[start]

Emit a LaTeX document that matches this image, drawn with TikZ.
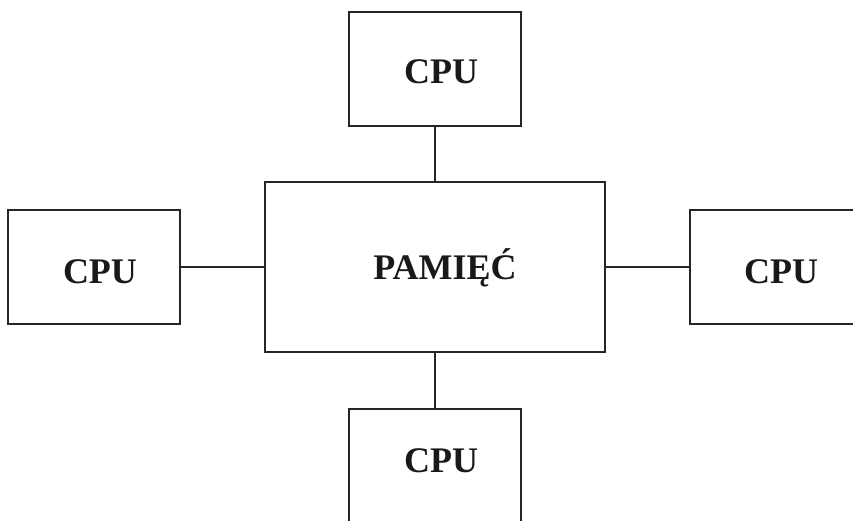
\documentclass[tikz,border=0pt]{standalone}
\usepackage{fontspec}
\setmainfont{Liberation Serif}
\begin{document}
\begin{tikzpicture}[x=1pt,y=-1pt,
  box/.style={draw=black!85,line width=1.6pt,rectangle,inner sep=0pt},
  cpubox/.style={box,minimum width=172pt,minimum height=114pt},
  lbl/.style={font=\fontsize{36}{40}\selectfont\bfseries,text=black!90},
  conn/.style={draw=black!85,line width=1.6pt}]
\useasboundingbox (0,0) rectangle (853,521);
\clip (0,0) rectangle (853,521);
\fill[white] (0,0) rectangle (853,521);
\node[box,minimum width=340pt,minimum height=170pt,
  label={[lbl,xshift=10pt,yshift=-1pt]center:PAMIĘĆ}] (mem) at (435,267) {};
\node[cpubox,label={[lbl,xshift=6pt,yshift=-3pt]center:CPU}] (top) at (435,69) {};
\node[cpubox,label={[lbl,xshift=6pt,yshift=-5pt]center:CPU}] (left) at (94,267) {};
\node[cpubox,minimum width=200pt,label={[lbl,xshift=-9pt,yshift=-5pt]center:CPU}] (right) at (790,267) {};
\node[cpubox,minimum height=130pt,label={[lbl,xshift=6pt,yshift=13pt]center:CPU}] (bottom) at (435,474) {};
\draw[conn] (top.south) -- (mem.north);
\draw[conn] (left.east) -- (mem.west);
\draw[conn] (mem.east) -- (right.west);
\draw[conn] (mem.south) -- (bottom.north);
\end{tikzpicture}
\end{document}
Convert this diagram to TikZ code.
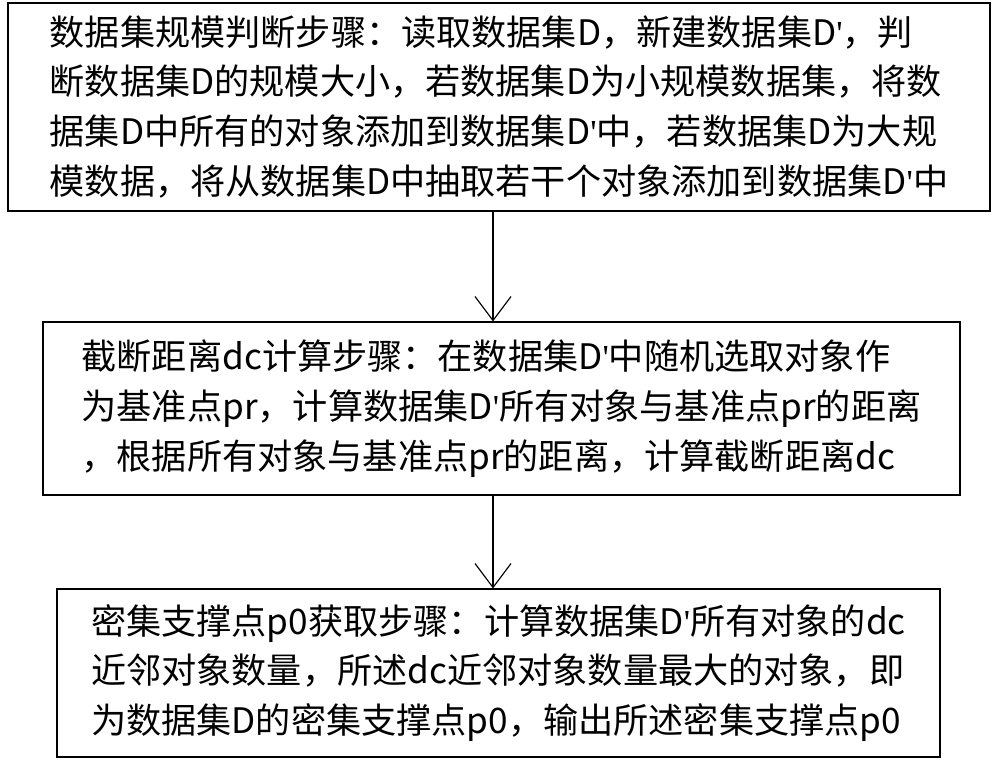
\documentclass[tikz,border=0pt]{standalone}
\usepackage{fontspec}
\setmainfont{Noto Sans CJK SC}
\newfontfamily\latinfont{Liberation Serif}
\newcommand\prm{{\latinfont\symbol{39}}}
\usetikzlibrary{arrows.meta}
\begin{document}
\begin{tikzpicture}
    [
      x=0.025cm, y=-0.025cm,
      stepbox/.style={draw=black,thick,rectangle,inner sep=0pt,align=left,
        font=\fontsize{25}{35.5}\selectfont},
      flow/.style={-{Straight Barb[length=6mm,width=9mm]},thick,draw=black}
    ]
    \useasboundingbox (0,0) rectangle (1000,762);

    \node at (499,107) [stepbox,minimum width=982*0.025cm,minimum height=208*0.025cm] (judge) {%
      数据集规模判断步骤：读取数据集D，新建数据集D\prm，判\\
      断数据集D的规模大小，若数据集D为小规模数据集，将数\\
      据集D中所有的对象添加到数据集D\prm 中，若数据集D为大规\\
      模数据，将从数据集D中抽取若干个对象添加到数据集D\prm 中};
    \node at (501.5,408.5) [stepbox,minimum width=917*0.025cm,minimum height=173*0.025cm] (cutoff) {%
      截断距离dc计算步骤：在数据集D\prm 中随机选取对象作\\
      为基准点pr，计算数据集D\prm 所有对象与基准点pr的距离\\
      ，根据所有对象与基准点pr的距离，计算截断距离dc};
    \node at (498.5,673) [stepbox,minimum width=883*0.025cm,minimum height=168*0.025cm] (dense) {%
      密集支撑点p0获取步骤：计算数据集D\prm 所有对象的dc\\
      近邻对象数量，所述dc近邻对象数量最大的对象，即\\
      为数据集D的密集支撑点p0，输出所述密集支撑点p0};

    \draw [flow] (judge.south -| 493,0) -- (cutoff.north -| 493,0);
    \draw [flow] (cutoff.south -| 493,0) -- (dense.north -| 493,0);
\end{tikzpicture}
\end{document}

[end]

▶ _Aim_
Leave out the pictures and transcribe the entries above exactly.

▶ _Answer to this problem_
Emit a LaTeX document that matches this image, drawn with TikZ.
\documentclass[tikz,border=0pt]{standalone}
\usepackage{fontspec}
\setmainfont{Liberation Serif}
\begin{document}
\begin{tikzpicture}[x=1pt,y=-1pt,
  box/.style={draw=black!85,line width=1.6pt,rectangle,inner sep=0pt},
  cpubox/.style={box,minimum width=172pt,minimum height=114pt},
  lbl/.style={font=\fontsize{36}{40}\selectfont\bfseries,text=black!90},
  conn/.style={draw=black!85,line width=1.6pt}]
\useasboundingbox (0,0) rectangle (853,521);
\clip (0,0) rectangle (853,521);
\fill[white] (0,0) rectangle (853,521);
\node[box,minimum width=340pt,minimum height=170pt,
  label={[lbl,xshift=10pt,yshift=-1pt]center:PAMIĘĆ}] (mem) at (435,267) {};
\node[cpubox,label={[lbl,xshift=6pt,yshift=-3pt]center:CPU}] (top) at (435,69) {};
\node[cpubox,label={[lbl,xshift=6pt,yshift=-5pt]center:CPU}] (left) at (94,267) {};
\node[cpubox,minimum width=200pt,label={[lbl,xshift=-9pt,yshift=-5pt]center:CPU}] (right) at (790,267) {};
\node[cpubox,minimum height=130pt,label={[lbl,xshift=6pt,yshift=13pt]center:CPU}] (bottom) at (435,474) {};
\draw[conn] (top.south) -- (mem.north);
\draw[conn] (left.east) -- (mem.west);
\draw[conn] (mem.east) -- (right.west);
\draw[conn] (mem.south) -- (bottom.north);
\end{tikzpicture}
\end{document}
Convert this diagram to TikZ code.
\documentclass[tikz,border=0pt]{standalone}
\usepackage{fontspec}
\setmainfont{Noto Sans CJK SC}
\newfontfamily\latinfont{Liberation Serif}
\newcommand\prm{{\latinfont\symbol{39}}}
\usetikzlibrary{arrows.meta}
\begin{document}
\begin{tikzpicture}
    [
      x=0.025cm, y=-0.025cm,
      stepbox/.style={draw=black,thick,rectangle,inner sep=0pt,align=left,
        font=\fontsize{25}{35.5}\selectfont},
      flow/.style={-{Straight Barb[length=6mm,width=9mm]},thick,draw=black}
    ]
    \useasboundingbox (0,0) rectangle (1000,762);

    \node at (499,107) [stepbox,minimum width=982*0.025cm,minimum height=208*0.025cm] (judge) {%
      数据集规模判断步骤：读取数据集D，新建数据集D\prm，判\\
      断数据集D的规模大小，若数据集D为小规模数据集，将数\\
      据集D中所有的对象添加到数据集D\prm 中，若数据集D为大规\\
      模数据，将从数据集D中抽取若干个对象添加到数据集D\prm 中};
    \node at (501.5,408.5) [stepbox,minimum width=917*0.025cm,minimum height=173*0.025cm] (cutoff) {%
      截断距离dc计算步骤：在数据集D\prm 中随机选取对象作\\
      为基准点pr，计算数据集D\prm 所有对象与基准点pr的距离\\
      ，根据所有对象与基准点pr的距离，计算截断距离dc};
    \node at (498.5,673) [stepbox,minimum width=883*0.025cm,minimum height=168*0.025cm] (dense) {%
      密集支撑点p0获取步骤：计算数据集D\prm 所有对象的dc\\
      近邻对象数量，所述dc近邻对象数量最大的对象，即\\
      为数据集D的密集支撑点p0，输出所述密集支撑点p0};

    \draw [flow] (judge.south -| 493,0) -- (cutoff.north -| 493,0);
    \draw [flow] (cutoff.south -| 493,0) -- (dense.north -| 493,0);
\end{tikzpicture}
\end{document}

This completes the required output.